Em meados de 2008, a consultora ambiental Sandra Satim comprou um apartamento de dois dormitórios no bairro de Vila Carrão, na zona leste de São Paulo. O imóvel tinha entrega prometida para abril de 2010, mas ela só recebeu as chaves no mês passado, quase dois anos depois.
"Todos os meses eles mudavam a data de entrega e não davam nenhuma justificativa. Hoje me arrependo de ter comprado o imóvel na planta e de não ter tomado alguns cuidados. Deveria ter investigado melhor a construtora", diz Sandra Satim, que entrou na Justiça para pedir indenização por danos morais e o pagamento dos valores gastos com a prorrogação do contrato de aluguel.
O empreendimento em que a compra foi feita, o Ecoway Carrão, pertence à Ecoesfera Empreendimentos Imobiliários. Em nota, a empresa diz que o atraso "não foi diferente do que tem ocorrido no setor de incorporação e construção imobiliária". Segundo a Ecoesfera, o problema foi "causado principalmente por falta de mão de obra especializada e excesso de chuvas".
Queixas sobre não cumprimento de contrato subiram 237%
Desde o início do boom imobiliário no país, em 2008, até o ano passado, a quantidade de reclamações contra as construtoras aumentou quase quatro vezes em São Paulo, segundo o Procon, de 1.110 para 4.357.
A maior parte delas se refere ao não cumprimento do contrato, especialmente por conta do atraso na entrega. Foram 1.420 queixas do tipo no ano passado, ante 421 em 2008. O aumento no período foi de 237%.
Nas associações de mutuários, as queixas também têm se multiplicado. Segundo levantamento da AMSPA (Associação dos Mutuários de São Paulo e Adjacências), o número de reclamações sobre atraso na entrega da obra em São Paulo foi de aproximadamente 1.920 entre janeiro e novembro de 2011. O resultado representa uma elevação de 45% em relação ao mesmo período de 2010, quando foram registrados 1.324 casos.

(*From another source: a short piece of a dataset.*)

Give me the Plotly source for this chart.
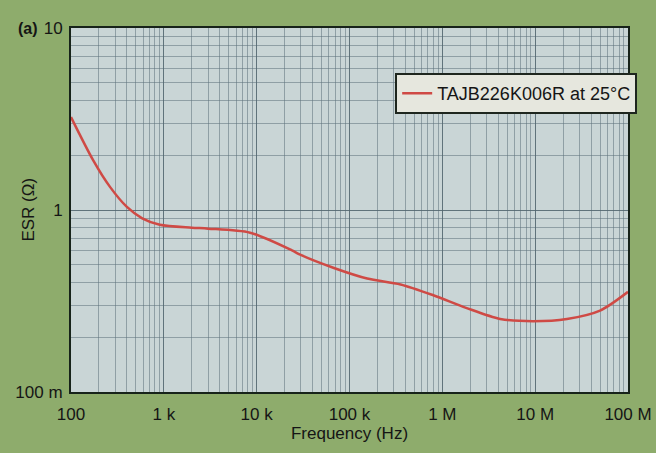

Sindicato admite ‘erros de planejamento’
Em nota, o SindusCon-SP (Sindicato da Indústria da Construção Civil do Estado de São Paulo) admite que "um pequeno número de empresas pode ter cometido erros de planejamento".
Para o sindicato, no entanto, na maior parte dos casos o aumento no número de atrasos está ligado ao próprio crescimento do mercado. Entre outros motivos estariam, também, os já citados pela Ecoesfera: a falta de mão de obra especializada, que teria levado à contratação de pessoal não qualificado (o que diminuiu a produtividade), as chuvas fortes de 2011, o aumento da burocracia e o custo do material.
"Além disso, houve a crise financeira de 2008 para 2009", diz o vice-presidente imobiliário do Sinduscon, Odair Senra.
Especialistas criticam falta de planejamento
Para os especialistas em direito imobiliário, no entanto, esses argumentos não explicam tudo.
"Os reais motivos são a falta de planejamento e a busca cega pelo lucro sem se preocupar com a entrega", diz o advogado especializado em direito imobiliário Marcelo Tapai.
O advogado da advogado da ABMH (Associação Brasileira dos Mutuários da Habitação), Leandro Pacífico, concorda. "Elas tentam se eximir de responsabilidade, mas esses são todos riscos do próprio negócio."
Segundo os especialistas, evitar esse tipo de dor de cabeça não tem sido fácil. Eles sugerem que o consumidor guarde toda a publicidade sobre o imóvel e faça uma pesquisa sobre a empresa antes de fechar negócio.
Senra, do Sinduscon, tenta tranquilizar quem já fez a compra e está à espera da entrega. "As obras que foram planejadas a partir de 2010 já consideraram um cenário diferente da economia, e acredito que isso vai fazer com que a questão dos atrasos volte à normalidade."